Understanding data structure is essential for cleaning, transforming, and analysing data efficiently.

## 🔢 What Are Data?

**Data** are representations of information — typically organised in a tabular format.

- **Vector**: A single list of values, e.g. `[1, 2, 3, 4]`
- **Table (DataFrame)**: Rows and columns, like an Excel sheet
- **Tidy data**: Each row is an observation; each column is a variable

### 📐 Wide vs Long Format

- **Wide format**: More columns, fewer rows (e.g. one column per timepoint)
- **Long format**: Fewer columns, more rows (e.g. values stacked in a single column)

**Example (Wide):**

| Subject | Weight_Day1 | Weight_Day2 |
|---------|-------------|-------------|
| A       | 70          | 71          |
| B       | 80          | 79          |

**Same data (Long):**

| Subject | Day   | Weight |
|---------|-------|--------|
| A       | Day1  | 70     |
| A       | Day2  | 71     |
| B       | Day1  | 80     |
| B       | Day2  | 79     |

In [None]:
# Example using pandas to reshape from wide to long format
import pandas as pd

df_wide = pd.DataFrame({
    'Subject': ['A', 'B'],
    'Weight_Day1': [70, 80],
    'Weight_Day2': [71, 79]
})

df_long = pd.melt(df_wide, id_vars='Subject', 
                  var_name='Day', value_name='Weight')
df_long['Day'] = df_long['Day'].str.replace('Weight_', '')
df_long

## 🧪 Exercise: Convert Wide to Long

Try this yourself with a new example:
- Create a wide-format dataset showing fruit consumption across days.
- Use `pd.melt()` to convert it to long format.
- Rename the columns to match tidy principles.
- Add a comment on why long format is helpful for plotting or analysis.

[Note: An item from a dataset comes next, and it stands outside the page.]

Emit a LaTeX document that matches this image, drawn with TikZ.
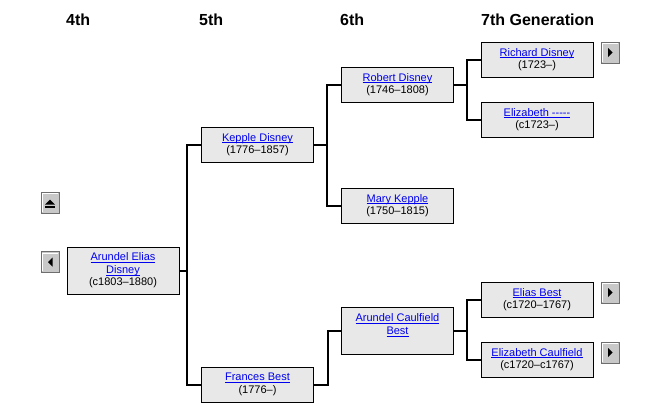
\documentclass[tikz,border=0pt]{standalone}
\usepackage{fontspec}
\setmainfont{Liberation Sans}
\definecolor{lnk}{RGB}{0,0,238}
\definecolor{boxgray}{RGB}{232,232,232}
\definecolor{btngray}{RGB}{200,200,200}
\definecolor{btndark}{RGB}{110,110,110}
\newcommand{\pname}[1]{\textcolor{lnk}{\setbox0\hbox{#1}\rlap{\rule[-2pt]{\wd0}{0.8pt}}\box0}}
\tikzset{pb/.append style={draw=black, fill=boxgray, line width=1pt, minimum width=112pt, minimum height=35pt, inner sep=0pt, align=center, font=\fontsize{11}{12.5}\selectfont}}
\tikzset{hd/.append style={anchor=base west, inner sep=0pt, font=\bfseries\fontsize{16}{19}\selectfont}}
\tikzset{cn/.append style={line width=2pt}}
\tikzset{bt/.append style={draw=btndark, fill=btngray, line width=1pt, minimum width=18pt, minimum height=21pt, inner sep=0pt,
  path picture={\draw[white] (path picture bounding box.south west) ++(1.5,-1.5) |- ([shift={(-1.5,1.5)}]path picture bounding box.north east);}}}

\begin{document}
\begin{tikzpicture}[x=1pt,y=-1pt]
                \useasboundingbox (0,0) rectangle (652,418);
                % headings
                \node[hd] (h4) at (66,25) {4th};
                \node[hd] (h5) at (199,25) {5th};
                \node[hd] (h6) at (340,25) {6th};
                \node[hd] (h7) at (481,25) {7th Generation};
                % people
                \node[pb,minimum height=47pt] (aed) at (123,270.5) {\pname{Arundel Elias}\\\pname{Disney}\\(c1803--1880)};
                \node[pb] (kd) at (257.5,144.5) {\pname{Kepple Disney}\\(1776--1857)};
                \node[pb] (fb) at (257.5,384.5) {\pname{Frances Best}\\(1776--)};
                \node[pb] (rd) at (397.5,84.5) {\pname{Robert Disney}\\(1746--1808)};
                \node[pb] (mk) at (397.5,205.5) {\pname{Mary Kepple}\\(1750--1815)};
                \node[pb,minimum height=47pt] (acb) at (397.5,330.5) {\pname{Arundel Caulfield}\\\pname{Best}\\\mbox{}};
                \node[pb] (rid) at (537,59.5) {\pname{Richard Disney}\\(1723--)};
                \node[pb] (el) at (537,119.5) {\pname{Elizabeth -{}-{}-{}-{}-}\\(c1723--)};
                \node[pb] (eb) at (537,299.5) {\pname{Elias Best}\\(c1720--1767)};
                \node[pb] (ec) at (537,359.5) {\pname{Elizabeth Caulfield}\\(c1720--c1767)};
                % buttons
                \node[bt] (up1) at (50,202.5) {};
                \node[bt] (l1) at (50,262) {};
                \node[bt] (r1) at (610,52.5) {};
                \node[bt] (r2) at (610,292.5) {};
                \node[bt] (r3) at (610,352.5) {};
                \fill ([shift={(-5,2)}]up1.center) -- ++(10,0) -- ++(-5,-5) -- cycle;
                \fill ([shift={(-5,3.5)}]up1.center) rectangle ++(10,2);
                \fill ([shift={(2.5,-4.5)}]l1.center) -- ++(0,9) -- ++(-4.5,-4.5) -- cycle;
                \foreach \b in {r1,r2,r3}
                  \fill ([shift={(-2,-4.5)}]\b.center) -- ++(0,9) -- ++(4.5,-4.5) -- cycle;
                % junctions
                \coordinate (j1) at (187,270.5);
                \coordinate (j2) at (327,144.5);
                \coordinate (j3) at (467,84.5);
                \coordinate (j4) at (467,330.5);
                \draw[cn] (aed.east) -- (j1);
                \draw[cn] (kd.west) -| (j1) |- (fb.west);
                \draw[cn] (kd.east) -- (j2);
                \draw[cn] (rd.west) -| (j2) |- (mk.west);
                \draw[cn] (fb.east) -- ++(14,0) |- (acb.west);
                \draw[cn] (rd.east) -- (j3);
                \draw[cn] (rid.west) -| (j3) |- (el.west);
                \draw[cn] (acb.east) -- (j4);
                \draw[cn] (eb.west) -| (j4) |- (ec.west);
            \end{tikzpicture}
\end{document}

## 🧠 Advanced: Why Tidy Format Matters
<details><summary>Click to expand</summary>

**Tidy format** simplifies operations like:

- Grouping and summarising (e.g. with `groupby`)
- Filtering and faceting plots
- Fitting regression models (where variables must be clearly identified)

In many R and Python libraries, long/tidy data is the expected input format.

</details>